Off: VPA does not change pod resources but sets recommended resources, useful for a dry run.

usageAggregation.mode

SampleMean:
- Aggregates usage samples over time by calculating the average (mean) of resource usage. This produces a smooth estimate of typical usage.
- Use when you want your recommendations to reflect typical average workload usage over time, avoiding overprovisioning from transient spikes.
SampleMax:
- Aggregates usage samples by taking the maximum observed value in the usage timeframe. This captures peak utilization for conservative sizing.
- Use when you want to allocate enough resources to sustain peak loads seen in the sample window, for more conservative sizing and fewer Out-Of-Memory or CPU throttling events.
Percentile:
- Aggregates usage samples by calculating a specific percentile of resource usage over time (e.g., 90th percentile). This allows tuning recommendations to cover most usage spikes without overprovisioning.
- Use when you want more customizable control to select a usage percentile appropriate for your workload, balancing between average and peak resource usage.

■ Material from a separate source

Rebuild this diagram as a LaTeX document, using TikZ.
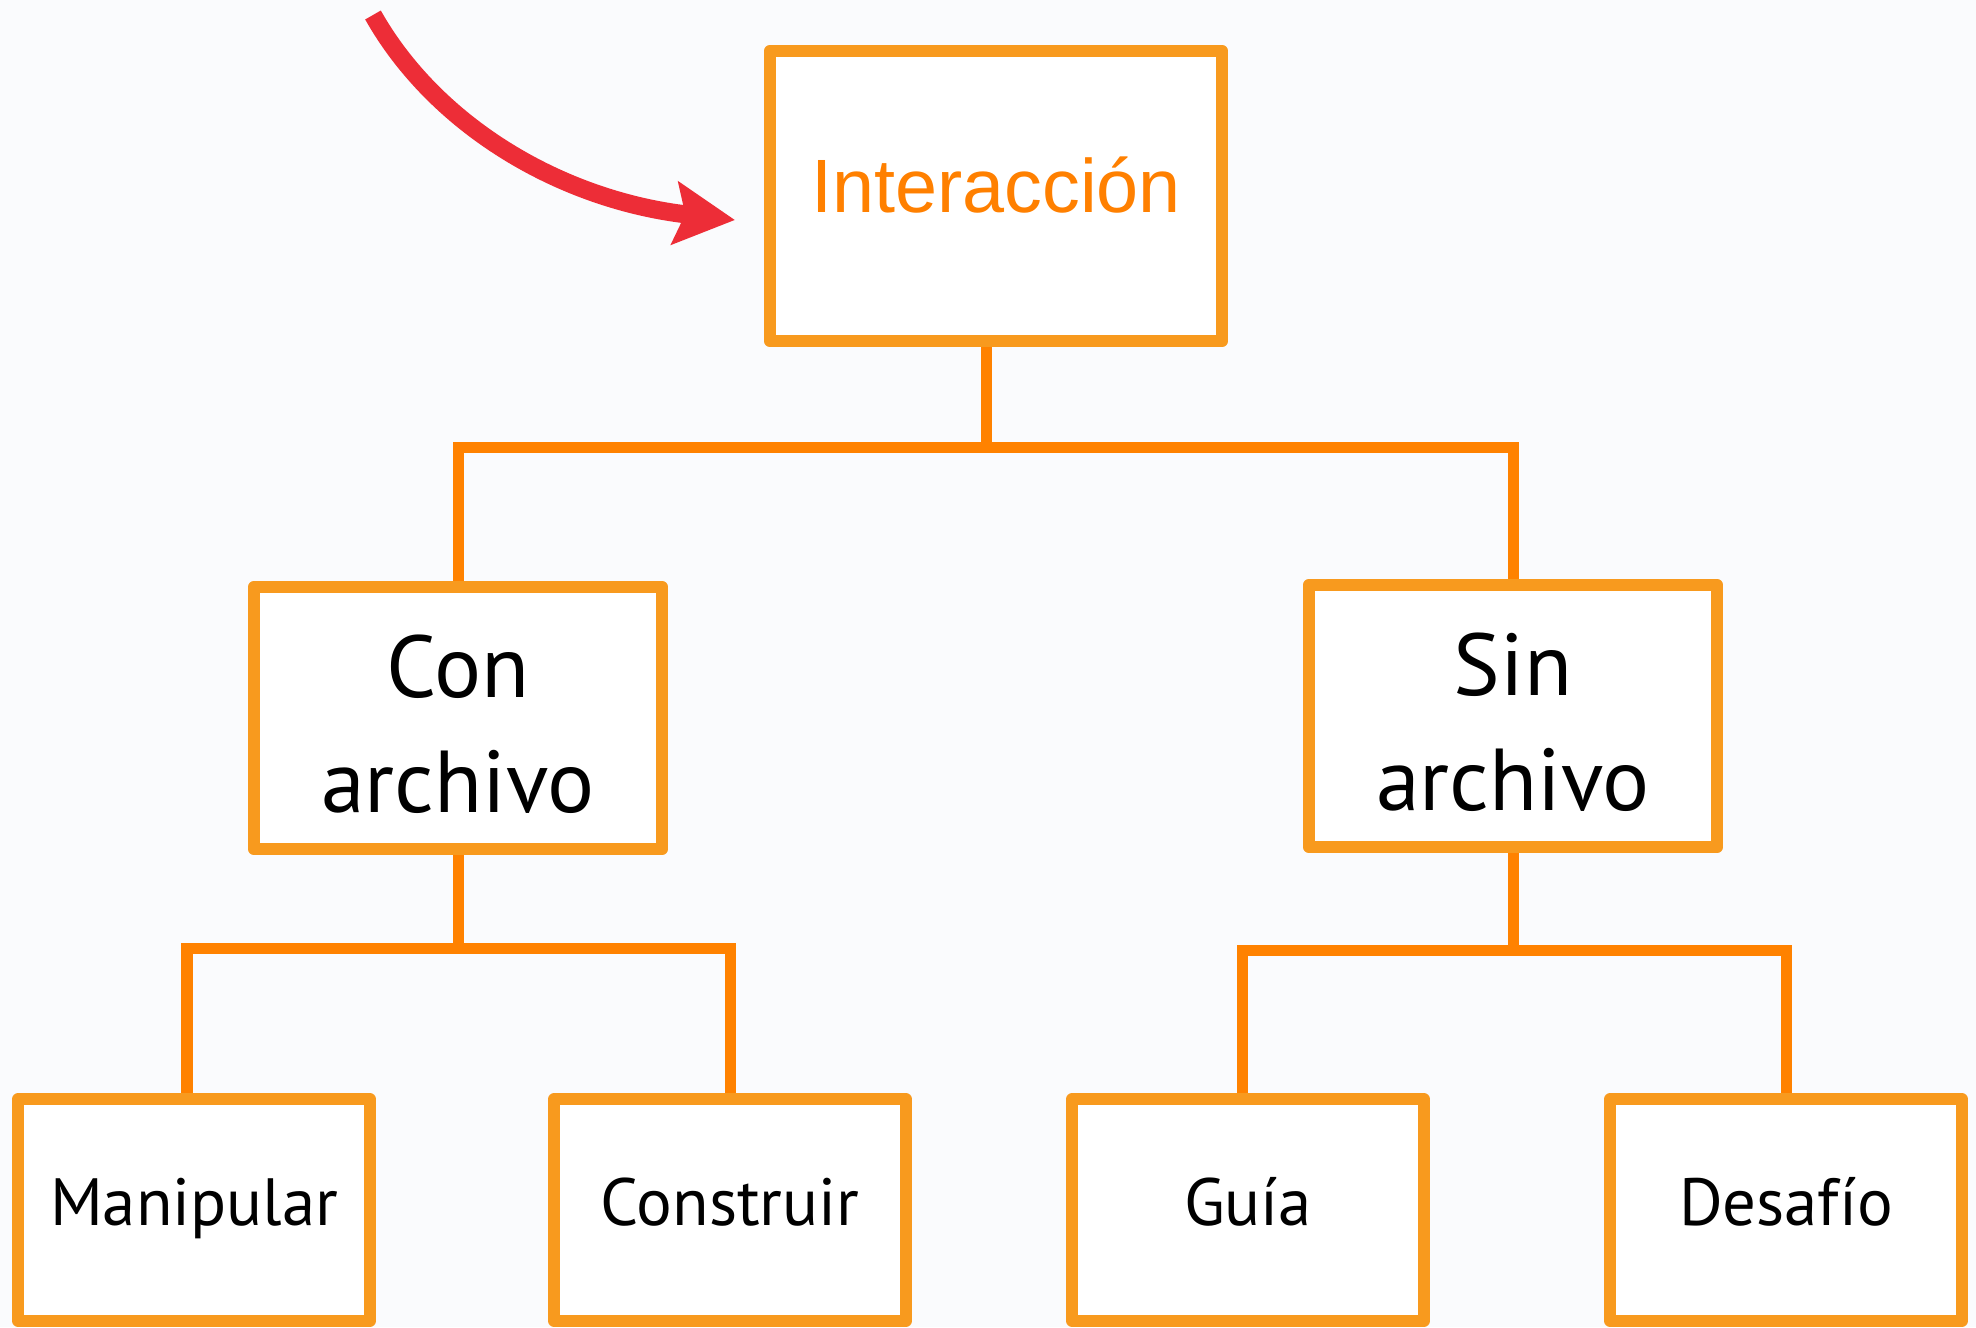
\documentclass[tikz,border=0pt]{standalone}
\usepackage{fontspec}
\setmainfont{PT Sans}
\newfontfamily\arialfont{Liberation Sans}
\usetikzlibrary{arrows.meta}
\definecolor{boxorange}{RGB}{248,154,30}
\definecolor{lineorange}{RGB}{255,130,0}
\definecolor{titleorange}{RGB}{255,128,0}
\definecolor{arrowred}{RGB}{237,45,55}
\definecolor{paper}{RGB}{250,251,253}

\begin{document}
\begin{tikzpicture}[x=0.01cm,y=-0.01cm,
    box/.style={draw=boxorange,line width=0.12cm,fill=white,line join=round,inner sep=0pt,align=center},
    conn/.style={draw=lineorange,line width=0.11cm},
    leaf/.style={box,minimum width=3.51cm,minimum height=2.22cm,font=\fontsize{19}{23}\selectfont,text height=0.98em,text depth=0.12em},
    branch/.style={box,minimum width=4.08cm,minimum height=2.62cm,font=\fontsize{25}{32.6}\selectfont,text height=54pt}]
        % Background
        \fill[paper] (0,0) rectangle (1976,1327);
        \useasboundingbox (0,0) rectangle (1976,1327);
        % Root
        \node[box,minimum width=4.52cm,minimum height=2.90cm,text=titleorange,font=\arialfont\fontsize{21.5}{26}\selectfont,text height=0.55cm,text depth=0.23cm] (inter) at (996,196) {Interacción};
        \coordinate (arrowtail) at (373,15);
        \coordinate (arrowhead) at (735,220);
        \draw[arrowred,line width=0.18cm,-{Stealth[length=0.6cm,width=0.62cm,inset=0.1cm]}] (arrowtail) .. controls (435,125) and (560,200) .. (arrowhead);
        % Second level
        \node[branch] (con) at (458,718) {Con\\archivo};
        \node[branch] (sin) at (1513,716) {Sin\\archivo};
        \coordinate (busA) at (986,447);
        \draw[conn] (inter.south -| busA) -- (busA);
        \draw[conn] (con.north) |- (busA) -| (sin.north);
        % Con archivo
        \node[leaf] (man) at (194,1210) {Manipular};
        \node[leaf] (cons) at (730,1210) {Construir};
        \coordinate (busB) at (458,948);
        \draw[conn] (con.south) -- (busB);
        \draw[conn] ([xshift=-0.07cm]man.north) |- (busB) -| (cons.north);
        % Sin archivo
        \node[leaf] (guia) at (1248,1210) {Guía};
        \node[leaf] (desa) at (1786,1210) {Desafío};
        \coordinate (busC) at (1513,950);
        \draw[conn] (sin.south) -- (busC);
        \draw[conn] ([xshift=-0.06cm]guia.north) |- (busC) -| (desa.north);
\end{tikzpicture}
\end{document}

resourcePolicy.containerPolicies.controlledValues

RequestsAndLimits:
- VPA updates both the resource requests and their limits on containers. This means the pod spec will be updated with VPA-recommended CPU and memory requests, and also the corresponding limits, keeping them aligned.
- This is useful when you want VPA to fully control resource sizing, ensuring pods don’t surpass recommended limits while guaranteeing minimum requests.
- It’s common for production workloads needing tight resource control and autoscaling safety.
RequestsOnly:
- VPA updates only the resource requests but leaves the limits unchanged (as configured in the original pod spec).
- This is useful when you want VPA to optimize requests for scheduling and resource allocation but retain manual control over upper limits to avoid unexpected pod behavior or resource spikes beyond predefined limits.
- This setup is often preferred when running sensitive workloads where limits enforce strict resource caps.

resourcePolicy.containerPolicies.mode

Auto: VPA automatically adjusts resource requests and limits for the container based on observed usage.
Off: VPA does not provide any recommendations or adjust resources for that container; it effectively ignores it.

To check if the VPA recommender has recommended the resources, there is status in the VPA itself for that.

Units and recommendations:

target:
- This is the recommended resource request (CPU or memory) that the VPA suggests for the container or pod based on observed usage patterns.
- The VPA adviser calculates this value as the target allocation needed to run the workload efficiently.
- It reflects what the pod’s resource requests should ideally be.
lowerBound:
- The minimum resource amount recommended by VPA for the container or pod.
- VPA will not recommend settings below this value, even if the observed usage is low.
- It safeguards against under-provisioning that might cause poor performance or application failure.
upperBound:
- The maximum resource amount recommended by VPA.
- VPA ensures recommendations do not exceed this limit, preventing over-provisioning.
- It controls the resource ceiling, which might be set based on capacity, policy, or budget constraints.
uncappedTarget:
- This is the raw or uncapped version of the target recommendation, calculated before applying any upper or lower bound constraints.
- It reflects what the ideal target would be purely based on usage metrics.
- Final target is derived by capping this value within the boundaries defined by lower and upper bounds.